Comunistas
e fascistas: o Papa explica
Henrique Raposo
Expresso Quarta
feira, 17 de julho de 2013
Na sua primeira encíclica (Lumen Fidei), Francisco I seguiu a
herança central do seu antecessor, isto é, atacou de frente a arrogância do
racionalismo que julga possuir a capacidade de autonomizar o homem em relação a
qualquer ética transcendente, em relação a qualquer exigência exterior ao
"eu" moderninho e pós-moderninho. Numa atmosfera cultural saturada de
imanência (decretos legais e sentenças científicas chovem todos os dias),
Francisco I escreveu aquilo que tinha de escrever enquanto líder da Igreja:
existe uma transcendência acima do aqui e agora, acima das leis, acima da
ciência. Sim, transcendência. Sim, Deus. Se tiverem problemas com a palavra Deus, usem a expressão Direito
Natural para disfarçar o incómodo. O Direito Natural é
a pastilha Rennie da teologia.
O pensamento clássico presente nesta encíclica não é um comunicado
interno para os claustros. É uma interpelação para o exterior, para a Cidade.
É, aliás, uma aula de história e de filosofia. Explico porquê. Na esfera
moral, um racionalismo sem qualquer noção
de transcendência acaba por fazer coisas imorais ; deixada sozinha no galinheiro, a
ciência pode cair num poço sem fundo, basta pensar na fronteira da
genética . Na esfera
política, uma razão meramente mecânica aceita de forma acrítica aquilo que
existe, revelando a incapacidade positivista para desafiar a realidade.
Exemplos? Positivistas do início do século XX diziam que a legitimidade de um
regime não depende da sua moral mas da sua sobrevivência. Se sobreviver durante
muito tempo, fica provado que regime x é legítimo. A Coreia do Norte é, portanto,
legítima. Bonito, ah? E deveras científico. Mais exemplos? O direito português
é insuportavelmente positivista. Foi, é e continuará a ser uma escolinha de
gestão jurídica daquilo que existe. Pior: o comentário político que
nasceu nesta tradição de direito, o comentário à Marcelo, é uma mera gestão do
status quo, sem qualquer proposta de mudança normativa . Esta é a parte da filosofia. Falta a
parte da história.
Qual foi o erro desta modernidade cafeinada? Ao rejeitar a transcendência do Direito Natural, assumiu-se que o direito só podia ser positivo, assumiu-se que a noção de justiça só podia ser determinada pela vontade política. Um erro evidente: os homens falam recorrentemente em "leis injustas" e este julgamento parte sempre - explícita ou implicitamente - de um padrão de justiça que não depende da atmosfera do momento, dos políticos ou sequer da legislação do momento. O direito positivo não é sinónimo de bem ou verdade.

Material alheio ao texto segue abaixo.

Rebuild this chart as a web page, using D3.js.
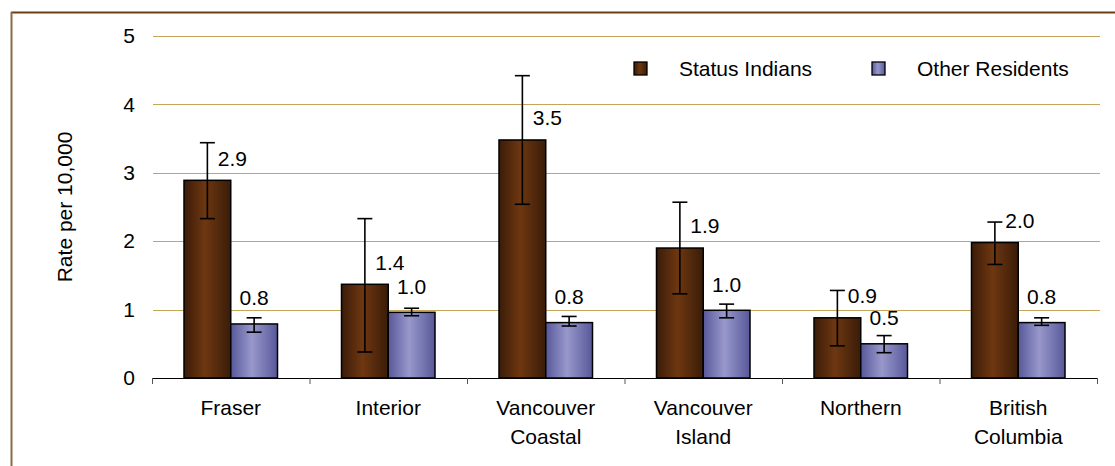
<!DOCTYPE html>
<html>
<head>
<meta charset="utf-8">
<script src="https://cdn.jsdelivr.net/npm/d3@7"></script>
<style>
  html, body { margin: 0; padding: 0; background: #fff; }
  svg { display: block; }
  text { font-family: "Liberation Sans", Arial, sans-serif; fill: #000; }
</style>
</head>
<body>
<svg id="chart" width="1115" height="466"></svg>
<script>
// ---- data ----
const categories = ["Fraser", "Interior", "Vancouver Coastal", "Vancouver Island", "Northern", "British Columbia"];
const categoryLines = [["Fraser"], ["Interior"], ["Vancouver", "Coastal"], ["Vancouver", "Island"], ["Northern"], ["British", "Columbia"]];
const seriesNames = ["Status Indians", "Other Residents"];
const statusIndians = [2.89, 1.37, 3.48, 1.90, 0.88, 1.98];
const statusIndiansLow = [2.33, 0.38, 2.54, 1.23, 0.47, 1.66];
const statusIndiansHigh = [3.44, 2.33, 4.42, 2.57, 1.28, 2.28];
const otherResidents = [0.79, 0.96, 0.81, 0.99, 0.50, 0.81];
const otherResidentsLow = [0.67, 0.91, 0.76, 0.88, 0.37, 0.77];
const otherResidentsHigh = [0.88, 1.02, 0.90, 1.08, 0.62, 0.88];
const statusLabels = ["2.9", "1.4", "3.5", "1.9", "0.9", "2.0"];
const otherLabels = ["0.8", "1.0", "0.8", "1.0", "0.5", "0.8"];
const yTicks = [0, 1, 2, 3, 4, 5];

// ---- layout ----
const svg = d3.select("#chart");
const plot = { left: 152, right: 1097, top: 36, bottom: 378 };
const FONT = 21;

const x0 = d3.scaleBand().domain(categories).range([plot.left, plot.right]).paddingInner(0).paddingOuter(0);
const x1 = d3.scaleBand().domain(seriesNames).range([32, x0.bandwidth() - 32]).padding(0);
const y = d3.scaleLinear().domain([0, 5]).range([plot.bottom, plot.top]);

// gradients
const defs = svg.append("defs");
function grad(id, edge, mid) {
  const g = defs.append("linearGradient").attr("id", id).attr("x1", "0%").attr("x2", "100%").attr("y1", "0%").attr("y2", "0%");
  g.append("stop").attr("offset", "0%").attr("stop-color", edge);
  g.append("stop").attr("offset", "45%").attr("stop-color", mid);
  g.append("stop").attr("offset", "100%").attr("stop-color", edge);
}
grad("gSI", "#3a1c08", "#6e3711");
grad("gOR", "#58589a", "#9898cc");
const fills = { "Status Indians": "url(#gSI)", "Other Residents": "url(#gOR)" };

// outer frame (top & left visible)
svg.append("line").attr("x1", 11).attr("x2", 1115).attr("y1", 12.5).attr("y2", 12.5)
  .attr("stroke", "#6b3e14").attr("stroke-width", 2);
svg.append("line").attr("x1", 11.5).attr("x2", 11.5).attr("y1", 12).attr("y2", 466)
  .attr("stroke", "#8c6a4a").attr("stroke-width", 2);

// gridlines
svg.append("g").selectAll("line").data(yTicks.filter(d => d > 0)).join("line")
  .attr("x1", plot.left + 1).attr("x2", plot.right + 3)
  .attr("y1", d => Math.round(y(d)) + 0.5).attr("y2", d => Math.round(y(d)) + 0.5)
  .attr("stroke", "#c4a55c").attr("stroke-width", 1.2);

// y axis labels
const yAxis = d3.axisLeft(y).tickValues(yTicks).tickSize(0).tickPadding(0).tickFormat(d3.format("d"));
const ya = svg.append("g").attr("transform", `translate(${plot.left - 17},0)`).call(yAxis);
ya.select(".domain").remove();
ya.selectAll("text").style("font-size", FONT + "px").style("font-family", "Liberation Sans, Arial, sans-serif");

// y title
svg.append("text").attr("transform", `translate(65,${(plot.top + plot.bottom) / 2}) rotate(-90)`)
  .attr("text-anchor", "middle").attr("dy", "0.35em").style("font-size", FONT + "px").text("Rate per 10,000");

// series data
const rows = categories.map((c, i) => ({
  cat: c,
  vals: [
    { s: seriesNames[0], v: statusIndians[i], lo: statusIndiansLow[i], hi: statusIndiansHigh[i], label: statusLabels[i] },
    { s: seriesNames[1], v: otherResidents[i], lo: otherResidentsLow[i], hi: otherResidentsHigh[i], label: otherLabels[i] }
  ]
}));

const groups = svg.append("g").selectAll("g").data(rows).join("g")
  .attr("transform", d => `translate(${x0(d.cat)},0)`);

groups.selectAll("rect").data(d => d.vals).join("rect")
  .attr("x", d => x1(d.s)).attr("width", x1.bandwidth())
  .attr("y", d => y(d.v)).attr("height", d => y(0) - y(d.v))
  .attr("fill", d => fills[d.s]).attr("stroke", "#000").attr("stroke-width", 1.5);

// error bars
const cap = 7.5;
groups.each(function (d) {
  const g = d3.select(this);
  d.vals.forEach(v => {
    const cx = x1(v.s) + x1.bandwidth() / 2;
    g.append("line").attr("x1", cx).attr("x2", cx).attr("y1", y(v.hi)).attr("y2", y(v.lo)).attr("stroke", "#000").attr("stroke-width", 1.6);
    [v.hi, v.lo].forEach(e => g.append("line").attr("x1", cx - cap).attr("x2", cx + cap).attr("y1", y(e)).attr("y2", y(e)).attr("stroke", "#000").attr("stroke-width", 1.6));
  });
});

// value labels
groups.each(function (d) {
  const g = d3.select(this);
  d.vals.forEach((v, j) => {
    const cx = x1(v.s) + x1.bandwidth() / 2;
    const isSI = j === 0;
    g.append("text")
      .attr("x", cx + (isSI ? 25 : 0))
      .attr("y", y(v.v) - (isSI ? 22 : 26))
      .attr("dy", "0.35em").attr("text-anchor", "middle")
      .style("font-size", FONT + "px").text(v.label);
  });
});

// x axis
svg.append("line").attr("x1", plot.left).attr("x2", plot.right).attr("y1", plot.bottom + 0.5).attr("y2", plot.bottom + 0.5)
  .attr("stroke", "#000").attr("stroke-width", 1.2);
const edges = categories.map(c => x0(c)).concat([plot.right]);
svg.append("g").selectAll("line").data(edges).join("line")
  .attr("x1", d => d + 0.5).attr("x2", d => d + 0.5).attr("y1", plot.bottom).attr("y2", plot.bottom + 6)
  .attr("stroke", "#555").attr("stroke-width", 1);

// category labels
svg.append("g").selectAll("text").data(categories).join("text")
  .attr("x", d => x0(d) + x0.bandwidth() / 2)
  .attr("y", 415)
  .attr("text-anchor", "middle").style("font-size", FONT + "px")
  .each(function (d, i) {
    const t = d3.select(this);
    categoryLines[i].forEach((ln, k) => t.append("tspan").attr("x", x0(d) + x0.bandwidth() / 2).attr("dy", k === 0 ? 0 : 29).text(ln));
  });

// legend
const legend = svg.append("g");
const legendX = [634, 872];
seriesNames.forEach((s, i) => {
  legend.append("rect").attr("x", legendX[i]).attr("y", 62).attr("width", 13).attr("height", 13)
    .attr("fill", fills[s]).attr("stroke", "#000").attr("stroke-width", 1.3);
  legend.append("text").attr("x", legendX[i] + 45).attr("y", 68.5).attr("dy", "0.35em")
    .style("font-size", FONT + "px").text(s);
});
</script>
</body>
</html>
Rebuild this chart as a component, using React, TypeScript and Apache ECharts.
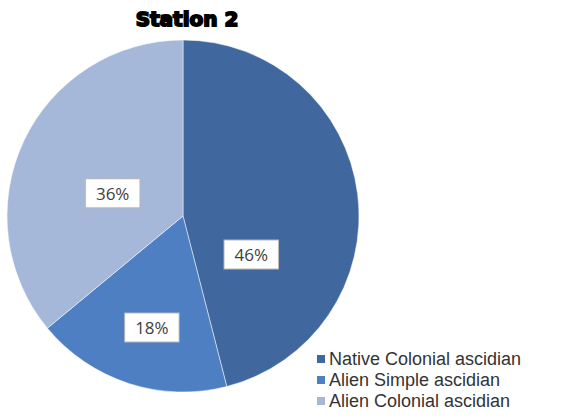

Eis, portanto, a lição de história: a modernidade matou milhões através do comunismo e fascismo, as vanguardas modernas, porque libertou os políticos de qualquer travão moral, porque libertou a política de qualquer transcendência independente da imanência humana, porque destruiu o padrão de justiça universal que impõe os direitos inalienáveis do indivíduo, os direitos que não dependem da vontade do poder político. Este padrão universal pode ser apelidado de Direito Natural, sim senhor, mas isso é só uma forma de evitar a palavra proibida: Deus.